Non-Compete Agreements and Wrongful Termination in Violation of Public Policy in California

The recent Silguero v. Creteguard, Inc., appellate decision from the Second Appellate district (Los Angeles County) is instructive on a less common issue arising out of the attempt by an employer to follow a non-compete agreement that the subject claimant signed with his former employer. In that case, shortly after claimant was terminated by his first employer, with whom he signed the non-compete agreement, she found employment with the defendant company. The first employer contacted the defendant and requested “cooperation” in enforcing the non-compete. As a result, claimant’s employment was terminated by the defendant.

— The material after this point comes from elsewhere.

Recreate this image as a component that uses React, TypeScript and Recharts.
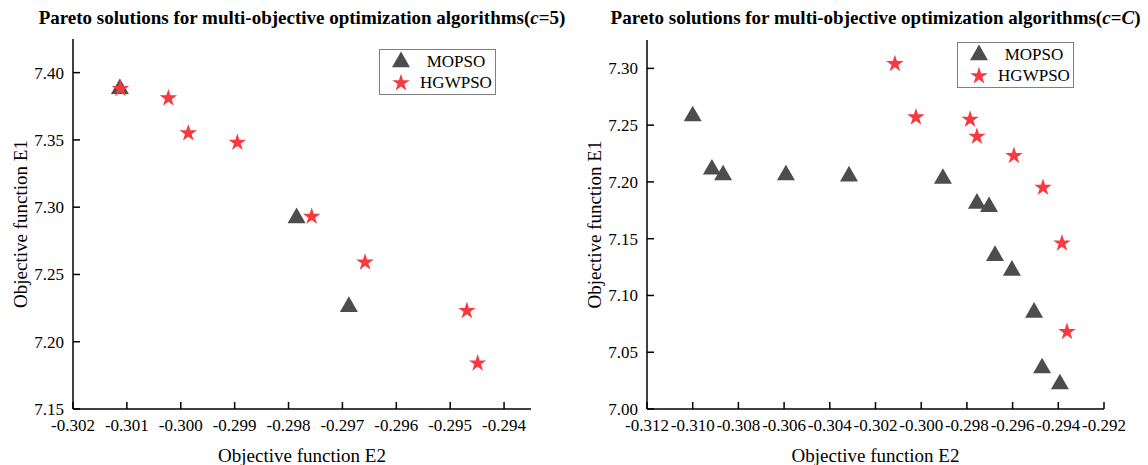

While the new employer had the best intentions of acting honestly and ethically toward the other company (previous employer) and trying to do the right thing, even though they suspected that the non-compete agreement might be unenforceable in California, the court still found that the future employer was liable for wrongful termination. The court’s analysis largely relied on a very significant, and long standing public policy in California that protects the important legal right of persons to engage in businesses and occupations of their choosing and discourages circumvention of freedom to seek employment anywhere in the state.

The Court of Appeal further reminded the defendant-employer that a competitor may solicit another competitor’s employees if they do use unlawful means or engage in acts of unfair competition. Thus, no actionable wrong is committed by a competitor who hires away his competitor’s employees who are not under contract, as long as the inducement to leave the first employer is not accompanied by unlawful conduct.